Citizenfour wins best documentary Oscar — Who is filmmaker Laura Poitras? And why did Edward Snowden choose her to break the story of the century?

“You asked why I chose you. I didn’t. You chose yourself,” Edward Snowden wrote to filmmaker Laura Poitras after they first made contact in 2013. He went on to share with her the biggest leak of classified US government information in history, which exposed the NSA’s staggering global surveillance network.

As Poitras started making a film about Snowden, journalist Glenn Greenwald turned Snowden’s classified files into the Pulitzer-prize-winning, biggest news story of the decade. Together they revealed that the NSA had accessed the phone records of millions of Americans, gained back-door entry into internet giants including Google and Facebook with its UK counterpart GCHQ, and tapped phone calls of 35 world leaders.

Poitras’ Citizenfour is the inside story of the greatest leak in history and on Sunday, February 23, it won the Oscar for best documentary.
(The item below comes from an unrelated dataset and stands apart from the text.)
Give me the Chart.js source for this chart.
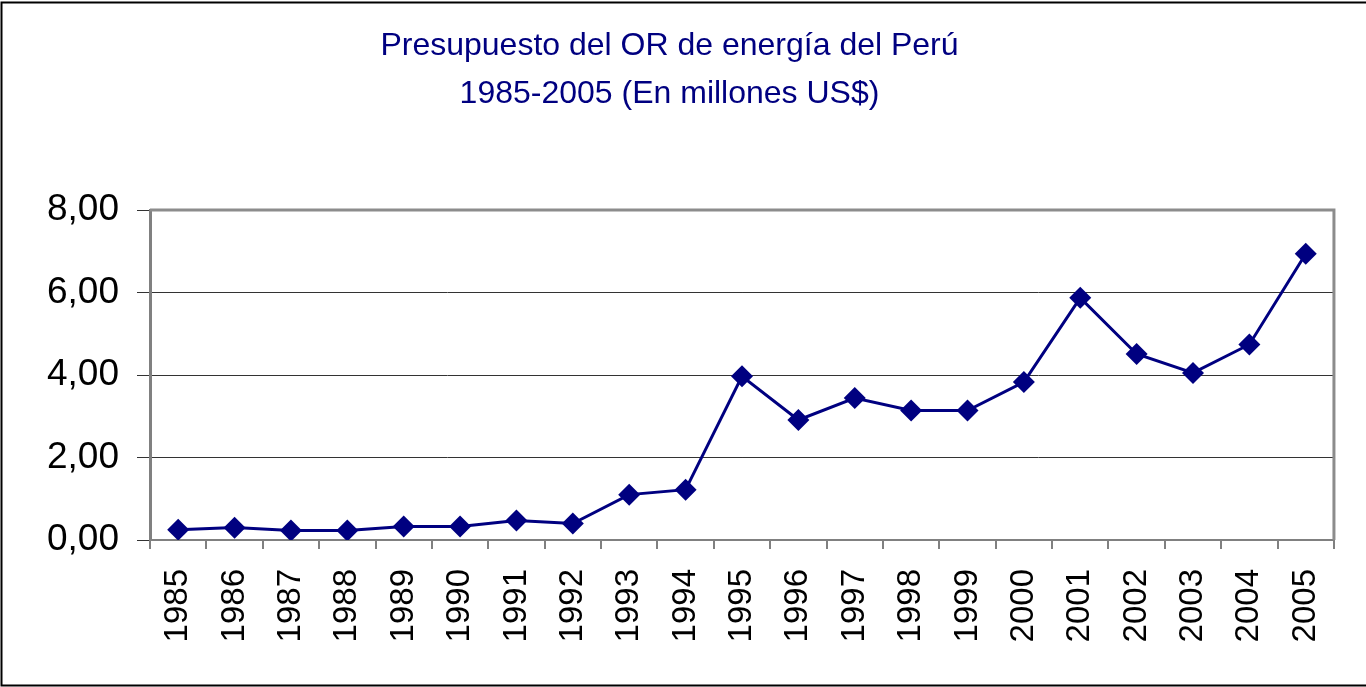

The film has the drama and suspense of a spy movie, despite being mostly shot in a Hong Kong hotel room where Poitras, Greenwald and Snowden first met in secret.

But who is Laura Poitras? And why did Snowden choose her? Here are three films that shaped Poitras as a filmmaker, secured her place on the US Department of Homeland Security’s watch list and earned Edward Snowden’s respect.

Flag Wars (2003)

As a filmmaker, Laura Poitras was influenced by the cinéma-vérité documentary-making of the Maysles brothers, D. A. Pennebaker, and Frederick Wiseman. Their stylistic fingerprints are to be found on Poitras’ first major project, a short film for PBS on the conflicts caused by gentrification between gay and black residents in Columbus, Ohio. The well-received Flag Wars helped Poitras find her signature style and she later told The New Yorker the film taught her there was nothing she’d “rather do than be behind the camera with people, in real time, confronting life decisions.”

My Country, My Country (2006)

“Since completing My Country, My Country, I’ve been placed on the Department of Homeland Security’s watch list,” Poitras told PBS, claiming she’d been given the highest threat rating assigned by the agency. The constant airport detentions and searches following the release of the film eventually persuaded her to move to Berlin, where she joined a growing expat community of hacktivists, such as Jacob Appelbaum of Wikileaks.

My Country, My Country was Oscar-nominated for its sensitive and tragic portrayal of life in Iraq after the US invasion and cemented Poitras as an eloquent critic of post-9/11 American policy. In summer 2004, she arrived in Baghdad’s Green Zone to make a film about the country’s first democratic elections. Initially, she embedded with a US civil-affairs unit charged with helping Iraqi officials organise the vote, then spent the next eight months living on and off with Iraqi doctor Riyadh al-Adhadh and his family.

“I don’t go into films because I want to make an ideological or political point,” she told The New Yorker. “I have some themes I’m interested in, and I just begin—I go on a journey, I meet people, and through those people the questions are answered, but the questions kind of get handed over to the circumstances I’m documenting. […] I was certainly against the war, but, actually being there, I had to understand it differently. It changed everything. It’s easy to say from New York that elections under occupation are a sham. But, when you actually see people who are willing to die to vote, it’s real.”

The Oath (2010)

In The Oath, Poitras once again used an intimate, personal story to comment a much bigger issue: the US War on Terror. She contrasted the experiences of two brothers-in-law, Salim Hamdan and Abu Jandal. Hamdan was Bin Laden’s former driver who became one of the most well-known Guantánamo prisoners and the first person to stand trial in a military commission. Jandal had been Bin Laden’s bodyguard, but when Poitras found him, he was working as a taxi driver in the Yemen’s capital Sanaa.

“My work is always grounded in stories about people and attempts to look at bigger issues through these personal stories, Poitras told PBS. “This film is an opportunity to look at Al Qaeda, Guantánamo, interrogations and post-9/11 events through a story about a family.”